Nowadays people tell me that KDE 4 has feature parity with KDE 3, but I have no idea what they're talking about. The Konqueror info list feature that I described above still doesn't seem to exist in KDE 4. You can no longer have applets directly on your taskbar. Now I have to click a button to pop up a list of my devices, and only then can I do something with them. No way to quickly glance to see what is currently plugged in. Konsole's tabs now stretch to the full width of your screen for some pointless reason. If you want to switch between tabs with your mouse, prepare for carpal tunnel syndrome. Who thought that icons should grow if they can? It's exactly like those idiotic theoretical professors who spout that CPU usage must be maximized at all times, and therefore use algorithms that schedule things for maximum power draw, despite that in normal cases performance does not improve by using these algorithms. I'd rather pack in more data if possible, having multiple columns of information instead of just huge icons.
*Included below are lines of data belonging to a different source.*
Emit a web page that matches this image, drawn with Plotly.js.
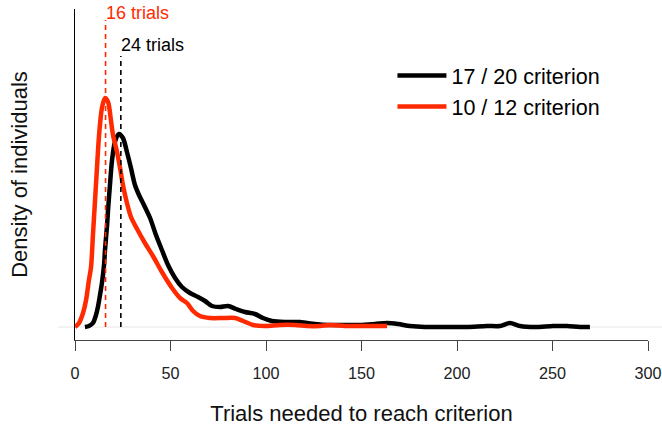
<!DOCTYPE html>
<html>
<head>
<meta charset="utf-8">
<script src="https://cdn.plot.ly/plotly-3.0.1.min.js"></script>
<style>html,body{margin:0;padding:0;background:#fff;}#chart{width:662px;height:426px;}</style>
</head>
<body>
<div id="chart"></div>
<script>
// 10 / 12 criterion (red) density estimate
const redTrials = [0,2.1,4.2,5.8,7.3,8.4,9.4,10.5,11.5,12.6,14.1,15.7,17.3,18.8,19.9,22.0,23.6,25.1,27.2,29.3,32.5,36.6,40.8,45.5,50.8,55.0,58.6,61.8,65.4,70.7,77.5,83.8,88.0,93.2,99.5,107.3,115.2,121.5,128.3,133.5,141.4,149.2,157.1,163.4];
const redDensity = [0,0.0008,0.0028,0.0054,0.0094,0.012,0.0184,0.0254,0.0318,0.0384,0.0438,0.0458,0.045,0.0414,0.0384,0.035,0.0318,0.0284,0.0248,0.022,0.0196,0.0168,0.0142,0.011,0.0078,0.0058,0.0048,0.0032,0.0022,0.0018,0.0018,0.0018,0.0012,0.0004,0.0002,0.0004,0.0004,0.0002,0.0002,0.0004,0.0002,0.0002,0.0002,0.0002];
// 17 / 20 criterion (black) density estimate
const blackTrials = [5.2,7.3,9.4,11.0,12.0,13.1,14.1,15.2,15.7,16.8,17.3,18.3,19.4,20.9,23.0,25.1,27.2,29.3,31.4,33.5,36.1,39.3,42.4,45.5,48.7,52.4,56.0,60.2,64.4,68.1,71.7,75.9,80.1,84.3,89.0,94.2,98.4,103.1,110.0,117.8,125.7,133.5,141.4,149.2,157.1,163.4,169.1,175.4,183.2,193.7,205.2,215.7,222.5,227.7,233.0,240.8,250.3,257.6,264.4,269.6];
const blackDensity = [0,0.0002,0.0008,0.0024,0.004,0.0064,0.0088,0.0124,0.0154,0.0204,0.0234,0.0284,0.0334,0.037,0.0386,0.0378,0.035,0.0318,0.0284,0.0264,0.0244,0.0218,0.0184,0.0154,0.0124,0.0098,0.008,0.0068,0.006,0.0052,0.0042,0.004,0.0042,0.0036,0.003,0.0026,0.0018,0.0012,0.001,0.001,0.0006,0.0004,0.0004,0.0004,0.0006,0.0008,0.0006,0.0002,0,0,0,0.0002,0.0002,0.0008,0.0002,0,0.0002,0.0002,0,0];
// medians
const seriesNames = ['17 / 20 criterion', '10 / 12 criterion'];
const medianTrials = [24, 16];
const medianLabels = ['24 trials', '16 trials'];
const xTicks = [0, 50, 100, 150, 200, 250, 300];

const RED = '#ff2a00';
const FONT = 'Liberation Sans, Arial, Helvetica, sans-serif';

const traces = [
  {x: blackTrials, y: blackDensity, name: seriesNames[0], type: 'scatter', mode: 'lines',
   line: {color: '#000000', width: 4.5, shape: 'spline', smoothing: 0.8}},
  {x: redTrials, y: redDensity, name: seriesNames[1], type: 'scatter', mode: 'lines',
   line: {color: RED, width: 4.5, shape: 'spline', smoothing: 0.8}}
];

const medTop = [0.0542, 0.0614];
const labelY = [0.0564, 0.0628];
const medColors = ['#000000', RED];

const shapes = [
  {type: 'line', xref: 'paper', yref: 'y', x0: -0.03, x1: 1.03, y0: 0, y1: 0,
   line: {color: '#e6e6e6', width: 1}, layer: 'below'}
];
const annotations = [];
medianTrials.forEach((m, i) => {
  shapes.push({type: 'line', xref: 'x', yref: 'y', x0: m, x1: m, y0: 0, y1: medTop[i],
    line: {color: medColors[i], width: 1.6, dash: '5px,4px'}});
  annotations.push({x: m, y: labelY[i], xref: 'x', yref: 'y', text: medianLabels[i],
    showarrow: false, xanchor: 'left', yanchor: 'middle', xshift: -2,
    font: {family: FONT, size: 18, color: medColors[i]}});
});

const layout = {
  width: 662, height: 426,
  margin: {l: 75, r: 14, t: 9, b: 86},
  paper_bgcolor: '#ffffff', plot_bgcolor: '#ffffff',
  font: {family: FONT, color: '#000000'},
  showlegend: true,
  legend: {x: 0.554, y: 0.861, xanchor: 'left', yanchor: 'top', bgcolor: 'rgba(0,0,0,0)',
    itemwidth: 49,
    font: {family: FONT, size: 21.5, color: '#000000'}, tracegroupgap: 0},
  xaxis: {range: [0, 300], tickvals: xTicks, ticktext: xTicks.map(String),
    showgrid: false, zeroline: false, showline: true, linecolor: '#444444', linewidth: 1,
    ticks: 'outside', ticklen: 10, tickcolor: '#444444', tickwidth: 1,
    ticklabelstandoff: 9,
    tickfont: {family: FONT, size: 16.2, color: '#222222'},
    title: {text: 'Trials needed to reach criterion', font: {family: FONT, size: 22, color: '#111111'}, standoff: 24},
    automargin: false, fixedrange: true},
  yaxis: {range: [-0.0026, 0.0636], showgrid: false, zeroline: false, showline: true,
    linecolor: '#000000', linewidth: 1, ticks: '', showticklabels: false,
    title: {text: 'Density of individuals', font: {family: FONT, size: 22, color: '#111111'}, standoff: 40},
    automargin: false, fixedrange: true},
  shapes: shapes,
  annotations: annotations
};

Plotly.newPlot('chart', traces, layout, {displayModeBar: false, staticPlot: true});
</script>
</body>
</html>
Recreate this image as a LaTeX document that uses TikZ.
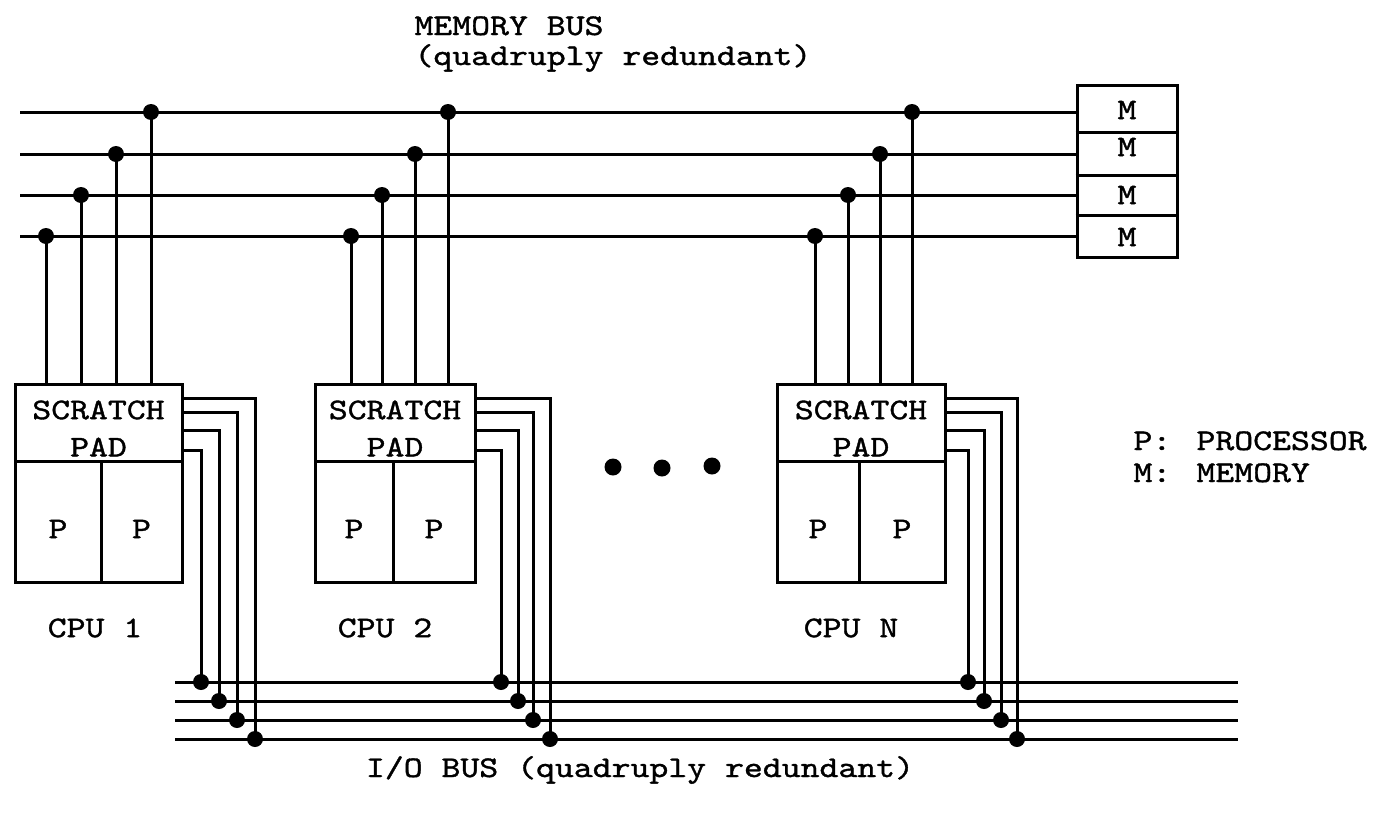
\documentclass[tikz,border=0pt]{standalone}
\usepackage{fontspec}
\setmonofont{lmmono10-regular.otf}[FakeStretch=1.2,FakeBold=1.2]
\begin{document}
\begin{tikzpicture}[x=1pt,y=-1pt,line width=3pt,
  lbl/.style={font=\fontsize{30}{36}\selectfont\ttfamily,inner sep=0pt},
  busdot/.style={circle,fill=black,draw=none,inner sep=0pt,minimum size=16pt},
  bigdot/.style={circle,fill=black,draw=none,inner sep=0pt,minimum size=17pt},
  boxn/.style={draw,line width=3pt,inner sep=0pt}]
\useasboundingbox (0,0) rectangle (1373,814);

% titles
\node[lbl,anchor=base west] (t1) at (413,35) {MEMORY BUS};
\node[lbl,anchor=base west] (t2) at (413,65) {(quadruply redundant)};
\node[lbl,anchor=base] (t3) at (640,777) {I/O BUS (quadruply redundant)};

% memory modules
\node[boxn,minimum width=100pt,minimum height=172pt] (mem) at (1127,171) {};
\foreach \yy in {132,175,215} \draw (mem.west |- 0,\yy) -- (mem.east |- 0,\yy);
\node[lbl] (m1) at (1127,110) {M};
\node[lbl] (m2) at (1127,147) {M};
\node[lbl] (m3) at (1127,195) {M};
\node[lbl] (m4) at (1127,237) {M};

% memory bus lines (1 top .. 4 bottom)
\foreach \k/\yy in {1/112,2/154,3/195,4/236} {
  \coordinate (mbL\k) at (20,\yy);
  \draw (mbL\k) -- (mbL\k -| mem.west);
}
% I/O bus lines (1 top .. 4 bottom)
\foreach \k/\yy in {1/682,2/701,3/720,4/739} {
  \coordinate (ioL\k) at (175,\yy);
  \coordinate (ioR\k) at (1238,\yy);
  \draw (ioL\k) -- (ioR\k);
}

% CPUs
\foreach \cn/\L/\R/\M/\tA/\tB/\tC/\tD/\vA/\vB/\vC/\vD/\lab/\lx in {
  1/15/182/101/46/81/116/151/255/237/219/201/CPU 1/95,
  2/315/475/393/351/382/415/448/550/533/518/501/CPU 2/385,
  3/777/945/859/815/848/880/912/1017/1001/984/968/CPU N/851} {
  \pgfmathsetmacro\W{\R-\L}
  \pgfmathsetmacro\Xc{(\L+\R)/2}
  \pgfmathsetmacro\WA{\M-\L}
  \pgfmathsetmacro\WB{\R-\M}
  \pgfmathsetmacro\XA{(\L+\M)/2}
  \pgfmathsetmacro\XB{(\M+\R)/2}
  \node[boxn,minimum width=\W pt,minimum height=77pt] (sp\cn) at (\Xc,422.5) {};
  \node[boxn,minimum width=\WA pt,minimum height=121pt] (pa\cn) at (\XA,521.5) {};
  \node[boxn,minimum width=\WB pt,minimum height=121pt] (pb\cn) at (\XB,521.5) {};
  \node[lbl] (sc\cn) at (\Xc,410) {SCRATCH};
  \node[lbl] (pd\cn) at (\Xc,447) {PAD};
  \node[lbl] (la\cn) at (\XA,529) {P};
  \node[lbl] (lb\cn) at (\XB,529) {P};
  \node[lbl] (cl\cn) at (\lx,628) {\lab};
  % memory taps
  \node[busdot] (ma\cn) at (\tA,236) {};
  \node[busdot] (mb\cn) at (\tB,195) {};
  \node[busdot] (mc\cn) at (\tC,154) {};
  \node[busdot] (md\cn) at (\tD,112) {};
  \foreach \q in {ma,mb,mc,md} \draw (\q\cn.center) -- (\q\cn.center |- sp\cn.north);
  % I/O taps
  \node[busdot] (ia\cn) at (\vA,739) {};
  \node[busdot] (ib\cn) at (\vB,720) {};
  \node[busdot] (ic\cn) at (\vC,701) {};
  \node[busdot] (id\cn) at (\vD,682) {};
  \draw (sp\cn.east |- 0,398) -| (ia\cn.center);
  \draw (sp\cn.east |- 0,412) -| (ib\cn.center);
  \draw (sp\cn.east |- 0,430) -| (ic\cn.center);
  \draw (sp\cn.east |- 0,450) -| (id\cn.center);
}

% ellipsis
\node[bigdot] (e1) at (613,467) {};
\node[bigdot] (e2) at (662,468) {};
\node[bigdot] (e3) at (712,466) {};

% legend
\node[lbl,anchor=base west] (lp) at (1132,450) {P:};
\node[lbl,anchor=base west] (lpt) at (1195,450) {PROCESSOR};
\node[lbl,anchor=base west] (lm) at (1132,482) {M:};
\node[lbl,anchor=base west] (lmt) at (1195,482) {MEMORY};
\end{tikzpicture}
\end{document}
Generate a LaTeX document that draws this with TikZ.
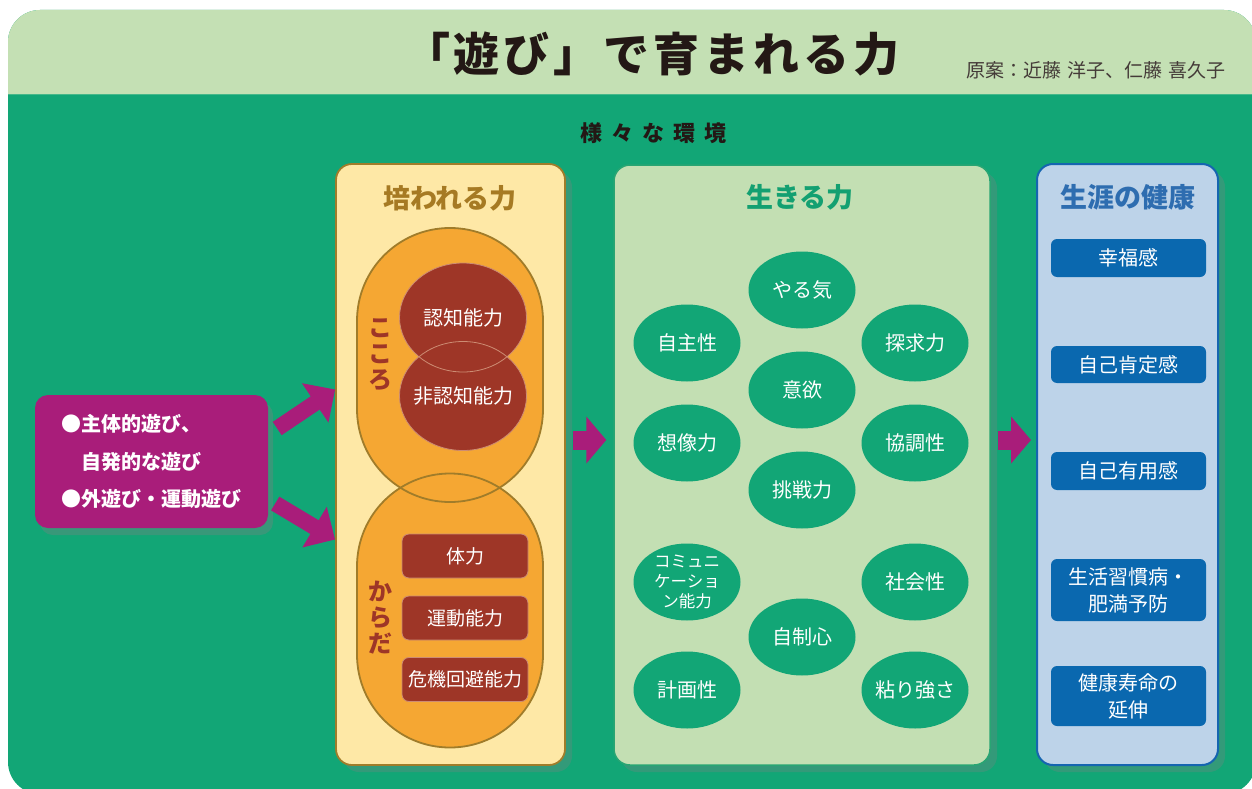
\documentclass[tikz,border=0pt]{standalone}
\usepackage{fontspec}
\setmainfont{Noto Sans CJK JP}
\usetikzlibrary{arrows.meta,shadows,shapes.geometric}
\definecolor{bodygreen}{RGB}{18,166,118}
\definecolor{headgreen}{RGB}{196,224,180}
\definecolor{sepgreen}{RGB}{70,184,138}
\definecolor{magenta1}{RGB}{169,29,122}
\definecolor{paleyellow}{RGB}{254,232,166}
\definecolor{goldline}{RGB}{160,124,42}
\definecolor{goldtext}{RGB}{166,122,35}
\definecolor{kokoroorange}{RGB}{245,167,51}
\definecolor{brickred}{RGB}{158,54,39}
\definecolor{brickline}{RGB}{205,140,115}
\definecolor{paleg}{RGB}{195,223,179}
\definecolor{midline}{RGB}{40,165,115}
\definecolor{ovalgreen}{RGB}{18,166,118}
\definecolor{midtext}{RGB}{19,160,113}
\definecolor{paleblue}{RGB}{189,211,233}
\definecolor{blueline}{RGB}{21,101,176}
\definecolor{bluebox}{RGB}{10,104,175}
\definecolor{bluetext}{RGB}{46,109,176}
\definecolor{darktext}{RGB}{35,24,21}
\tikzset{
  shadowed/.style={drop shadow={opacity=0.3, shadow xshift=7pt, shadow yshift=-7pt}},
  panel/.style={rectangle, rounded corners=16, shadowed},
  paneltitle/.style={font=\bfseries\fontsize{27}{27}\selectfont},
  stadium/.style={rectangle, rounded corners=92.9, minimum width=186, minimum height=274, inner sep=0},
  ovaltext/.style={text=white, align=center, inner sep=0, font=\fontsize{20}{20}\selectfont},
  smalltext/.style={text=white, align=center, inner sep=0, font=\fontsize{16.5}{20}\selectfont},
  redoval/.style={ellipse, fill=brickred, minimum width=127, minimum height=109, inner sep=0},
  ovalline/.style={ellipse, draw=brickline, line width=0.8, minimum width=127, minimum height=109, inner sep=0},
  redbox/.style={rectangle, rounded corners=7, fill=brickred, draw=brickline, line width=0.8, minimum width=126, minimum height=44, inner sep=0, text=white, font=\fontsize{19}{19}\selectfont},
  vtext/.style={align=center, text=brickred, font=\bfseries\fontsize{24}{26}\selectfont},
  greenoval/.style={ellipse, fill=ovalgreen, minimum width=107, minimum height=77, inner sep=0},
  bluebtn/.style={rectangle, rounded corners=6, fill=bluebox, minimum width=155, inner sep=0, text=white, align=center, font=\fontsize{20}{27}\selectfont},
  fatarrow/.style={draw=magenta1, line width=16, -{Triangle[length=24pt, width=46pt]}},
  fatarrowh/.style={draw=magenta1, line width=19, -{Triangle[length=20pt, width=46pt]}},
}
\begin{document}
\begin{tikzpicture}[x=1pt,y=-1pt]
\useasboundingbox (0,0) rectangle (1252,789);
\fill[white] (0,0) rectangle (1252,789);
\begin{scope}
  \clip[rounded corners=32] (8,10) rectangle (1256,794);
  \fill[bodygreen] (0,0) rectangle (1260,800);
  \fill[headgreen] (0,0) rectangle (1260,94);
  \draw[sepgreen, line width=1.5] (0,94.5) -- (1260,94.5);
\end{scope}

% header texts
\node[text=darktext, font=\bfseries\fontsize{46}{46}\selectfont] (title) at (652,54)
  {「\kern4pt 遊\kern4pt び\kern4pt 」\kern4pt で\kern4pt 育\kern4pt ま\kern4pt れ\kern4pt る\kern4pt 力};
\node[anchor=west, text=darktext!85, font=\fontsize{19}{19}\selectfont, inner sep=0] (author) at (966,70)
  {原案：近藤\hspace{6pt}洋子、仁藤\hspace{6pt}喜久子};
\node[text=darktext, font=\bfseries\fontsize{22}{22}\selectfont] (env) at (653,133)
  {様\kern9pt 々\kern9pt な\kern9pt 環\kern9pt 境};

% left magenta box
\node[rectangle, rounded corners=13, fill=magenta1, minimum width=233, minimum height=133, inner sep=0,
      drop shadow={opacity=0.35, shadow xshift=5pt, shadow yshift=-7pt},
      text=white, align=left, font=\bfseries\fontsize{20}{37.5}\selectfont] (play) at (151.5,461.5)
  {●主体的遊び、\\\hspace*{20pt}自発的な遊び\\●外遊び・運動遊び};

% yellow panel
\node[panel, fill=paleyellow, draw=goldline, line width=1.8, minimum width=229, minimum height=601] (cult) at (450.5,464.5) {};
\node[paneltitle, text=goldtext] (cultT) at (450,198) {培われる力};
\node[stadium, fill=kokoroorange] (kokoro) at (450,365) {};
\node[stadium, fill=kokoroorange] (karada) at (450,610.5) {};
\node[stadium, draw=goldline, line width=1.8] (kokoroL) at (450,365) {};
\node[stadium, draw=goldline, line width=1.8] (karadaL) at (450,610.5) {};
\node[redoval, label={[ovaltext]center:認知能力}] (cog) at (463,317.5) {};
\node[redoval, label={[ovaltext]center:非認知能力}] (noncog) at (463,396) {};
\node[ovalline] (cogL) at (463,317.5) {};
\node[ovalline] (noncogL) at (463,396) {};
\node[vtext] (kokoroT) at (380,355) {こ\\こ\\ろ};
\node[vtext] (karadaT) at (380,618) {か\\ら\\だ};
\node[redbox] (tai) at (465,556) {体力};
\node[redbox] (undo) at (465,618) {運動能力};
\node[redbox] (kiki) at (465,679.5) {危機回避能力};

% middle panel
\node[panel, fill=paleg, draw=midline, line width=1.5, minimum width=376, minimum height=600] (mid) at (802,465) {};
\node[paneltitle, text=midtext] (midT) at (800,197) {生きる力};
\node[greenoval, label={[ovaltext]center:やる気}] (yaruki) at (802,290) {};
\node[greenoval, label={[ovaltext]center:自主性}] (jishu) at (687,343) {};
\node[greenoval, label={[ovaltext]center:探求力}] (tankyu) at (915,343) {};
\node[greenoval, label={[ovaltext]center:意欲}] (iyoku) at (802,390) {};
\node[greenoval, label={[ovaltext]center:想像力}] (sozo) at (687,443) {};
\node[greenoval, label={[ovaltext]center:協調性}] (kyocho) at (915,443) {};
\node[greenoval, label={[ovaltext]center:挑戦力}] (chosen) at (802,490) {};
\node[greenoval, label={[smalltext]center:コミュニ\\ケーショ\\ン能力}] (comm) at (687,582) {};
\node[greenoval, label={[ovaltext]center:社会性}] (shakai) at (915,582) {};
\node[greenoval, label={[ovaltext]center:自制心}] (jisei) at (802,637) {};
\node[greenoval, label={[ovaltext]center:計画性}] (keikaku) at (687,690) {};
\node[greenoval, label={[ovaltext]center:粘り強さ}] (nebari) at (915,690) {};

% right panel
\node[panel, fill=paleblue, draw=blueline, line width=2, minimum width=181, minimum height=601] (health) at (1127.5,464.5) {};
\node[paneltitle, text=bluetext] (healthT) at (1128,197) {生涯の健康};
\node[bluebtn, minimum height=38] (kofuku) at (1128.5,258) {幸福感};
\node[bluebtn, minimum height=37] (kotei) at (1128.5,364.5) {自己肯定感};
\node[bluebtn, minimum height=38] (yuyo) at (1128.5,471) {自己有用感};
\node[bluebtn, minimum height=62] (seikatsu) at (1128.5,590) {生活習慣病・\\肥満予防};
\node[bluebtn, minimum height=60] (jumyo) at (1128.5,696) {健康寿命の\\延伸};

% arrows
\draw[fatarrow] ([shift={(9,-33)}]play.east) -- ([shift={(0,-75)}]cult.west);
\draw[fatarrow] ([shift={(7,42)}]play.east) -- ([shift={(0,75)}]cult.west);
\draw[fatarrowh] ([shift={(7,-24.5)}]cult.east) -- ([shift={(-7,-25)}]mid.west);
\draw[fatarrowh] ([shift={(7,-25)}]mid.east) -- ([shift={(-5,-24.5)}]health.west);
\end{tikzpicture}
\end{document}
KHexEdit has also been completely destroyed. No longer is the column count locked to hex (16). I can't imagine anyone who seriously uses a hex editor designed the new version. For some reason, KDE now also has to act like your mouse only has one button, and right click context menus vanished from all over the place. It's like the entire KDE development team got invaded by Mac and GNOME users who are too stupid to deal with anything other than a big button in the middle of the screen.
Over in the Windows world. Windows 6 (with 6.1 comically being consumerized as "Windows 7") came out with a bit of a revamp. The new start menu seems to fail basic quality assurance tests for anything other than default settings. Try to set things to offer a classic start menu, this is what you get:
If you use extra large icons for your grandparents, you also find that half of the Control Panel is now inaccessible. Ever since Bill Gates left, it seems Windows is going down the drain.
But hardly are problems solely for KDE and Windows, GNOME 3 is also a major step back according to what most people tell me. Many of these users are now migrating to XFCE. If you like GNOME 2, why are you migrating to something else for? And what is it with people trying to fix what isn't broken? If you want to offer an alternate interface, great, but why break or remove the one you already have?
Now a new version of Windows is coming out with a new interface being called "Metro". They should really be calling it "Retro". It's Windows 3 Program Manager with a bunch of those third party add-ons, with a more modern look to it. Gone is the Windows 4+ taskbar so you can see what was running, and easily switch applications via mouse. Now you'll need to press the equivalent of a minimize all to get to the actual desktop. Another type of minimize to get back to Program Manager to launch something else, or "start screen" as they're now calling it.
So say goodbye to all the usability and productivity advantages Windows 4 offered us, they want to take us back to the "dark ages" of modern computing. Sure a taskbar-less interface makes sense on handheld devices with tiny screens or low resolution, but on modern 19"+ screens? The old Windows desktop+taskbar in the upcoming version of Windows is now just another app in their Metro UI. So "Metro" apps won't appear on the classic taskbar, and "classic" applications won't appear on the Metro desktop where running applications are listed.
I'm amazed at how self destructive the entire market became over the last few years. I'm not even sure who to blame, but someone has to do something about it. It's nice to see that a small group of people took KDE 3.5, and are continuing to develop it, but they're rebranding everything with crosses everywhere and calling it "Trinity" desktop. Just what we need, to bring religious issues now into desktop environments. What next? The political desktop?